Fast forward, to 2008, the first year of present coach Craig Robinson and expectations became high again as a new coach brings a fresh start and hopefully changes for the better.

I fully realize you have never heard this before, but Robinson is the brother-in-law of the President of the United States. To be fair we should not judge his coaching on that, but also to be fair, it should be a HUGE advantage to him when it comes to recruiting. We would be foolish to realize a person should not  capitalize on the fact he is very close to the President of the United States, anyone of us would take full advantage of that, but with that you would also think it might transcend onto some success in that person's  profession, in this case a head coach at a Pac-12 school.

Robinson begins his fourth year on the gorgeous Oregon State campus in the 2011-12 season and it is time for the Beavers to step up.
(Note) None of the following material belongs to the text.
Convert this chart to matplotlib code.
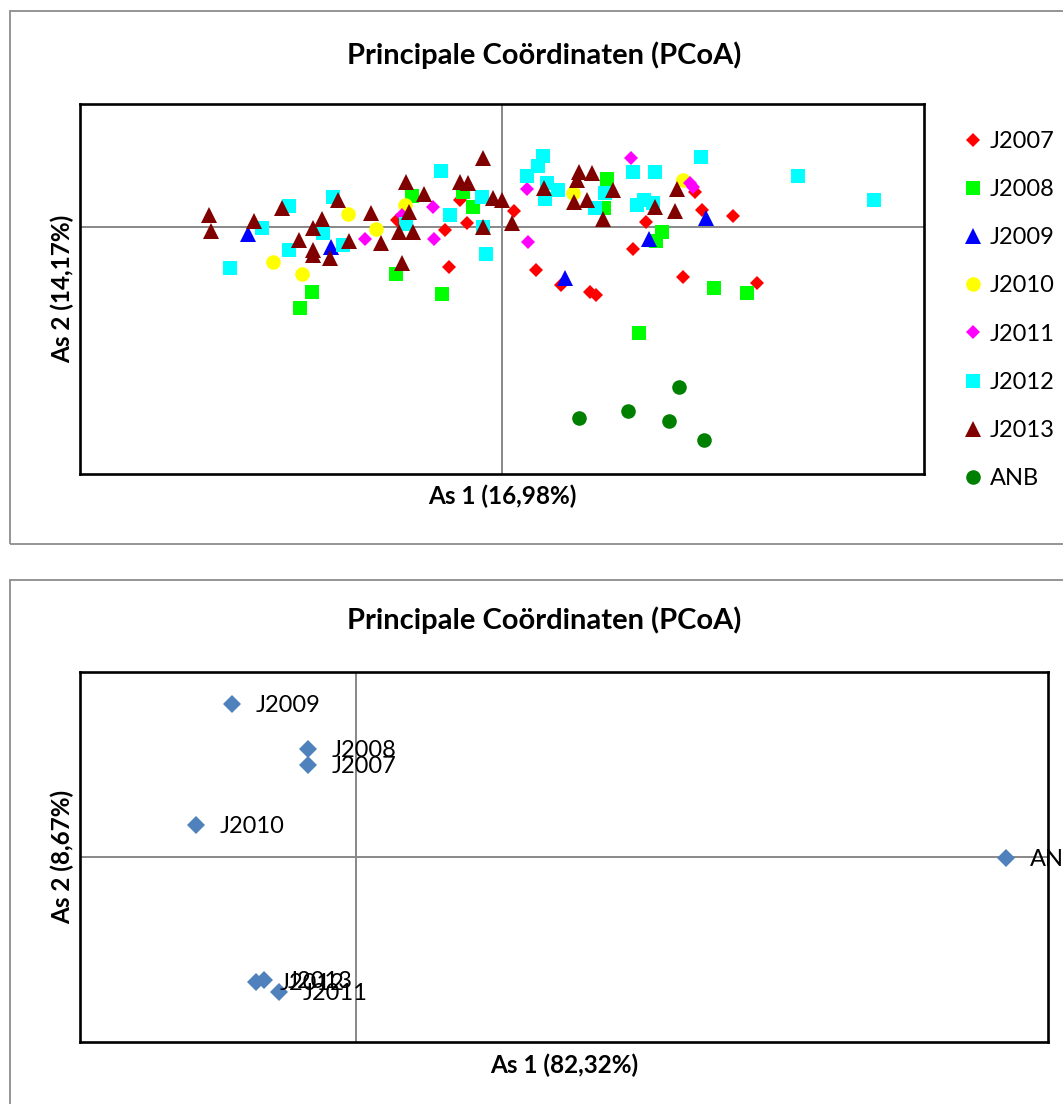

Hopes and dreams should no longer be acceptable. Robinson also needs to take a hard look at his offense. He loves the Princeton system, but with the players he has and their athleticism, the Beavers need to speed up, it is that simple. Kids today are not into running the 35 second clock down to 32 seconds on almost every offensive play.

Robinson by almost all accounts is a nice person. He has three players on his team, that I think have the potential to be Pac-12 stars in Jared Cunningham, Chris Brown and Devon Collier, but paper only looks good when you write on it. I actually do think that Coach Robinson can bring the Beavers back to some success in basketball, the big "IF" is that in his fourth year, it is time to PROVE it.

In Corvallis, even though the EXPRESS is gone,  there still is plenty of ORANGE in Gill Coliseum, sadly that orange is all the seats that are painted that color and have no one sitting in them the during basketball games. Will the glory days of Oregon State basketball ever return? I guess it is possible, but for it to happen no longer can continual coaching changes be the answer and renewed hope, the answer comes from producing right now and getting the mojo back. One can only HOPE.

emails to crawscorner@gmail.com

1 comment:

  1. Good point was made on my article by a great sportswriter, which even more so documents the Beavers decline in basketball, Oakland and Tennessee Tech have been to the "Big Dance" several times since Oregon State last went in 1990.

    I might also add on the west coast, Portland State and Montana have been more than once since 1990 to the NCAA tourney.